Granting then that there was in Christ’s suffering the element of personal displeasure and infliction, was it man’s or God’s? Was His treatment simply the reaction of sinful man against holiness, or was it the reaction of a holy God against sin? Did He Himself feel He was yielding to man’s dark will, or God’s will, darker, but higher and surer? Did He suffer, just as the holiest saint might in a wicked world, the extreme hate of men; or was God’s displeasure also upon Him? We have abundantly seen that this could not be upon Him as His own desert, not as it lies upon a guilty conscience. If He was made sin He was not made sinful; if He was made a curse He was not accursed. And have we not also seen that He who acted in our stead could act with no fitness and no precision if He took on Him the mere equivalent of what the guilty would have paid had they never been redeemed (that would have needed a generous arch-rebel), but only if he paid what was appointed as the price of their redemption? The uttermost farthing is not the last mite of their desert but of God’s ransom price. But the curse of sin’s sequel is most real whatever the amount. And it was certainly on Christ, by His freely putting Himself under it beside the men on whom it lay. That curse then – was it an infliction from God, which did not lift, did not cease to be inflicted, even when the Son put Himself in its way; or was it something that struck Him only from men below and not from God above at all?

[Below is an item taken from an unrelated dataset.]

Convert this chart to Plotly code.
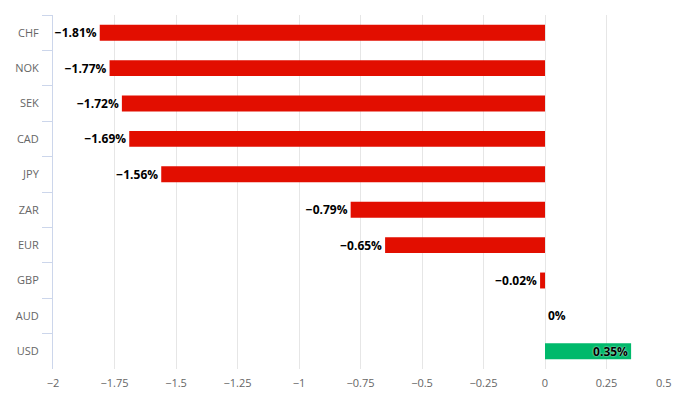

Surely as it falls on man at least it is God’s infliction. We do not only grieve God but we provoke His anger. There is nothing we need more to recall into our sense of sin at present than this (though we must extend it, as we must extend our redemption, to a racial and solidary wrath of God in which we share). Its absence has slackened and flattened the whole tone and level of Christian life. The love of God becomes real anger to our sin, and to us as we identify ourselves with the sin, to us while, outside Christ, we are no more than members of a sinful race. Is not our satisfaction and increase in well-doing the personal blessing of God? Then surely our misery and infatuation on the other path is His personal anger. If a true evolution carries with it the personal and joyful action of God in blessing its results, is the result of degeneration a mere natural process in the moral region, secluded from God’s displeased action and infliction? Is it all His will only as a thing willed, and not as His action in willing it?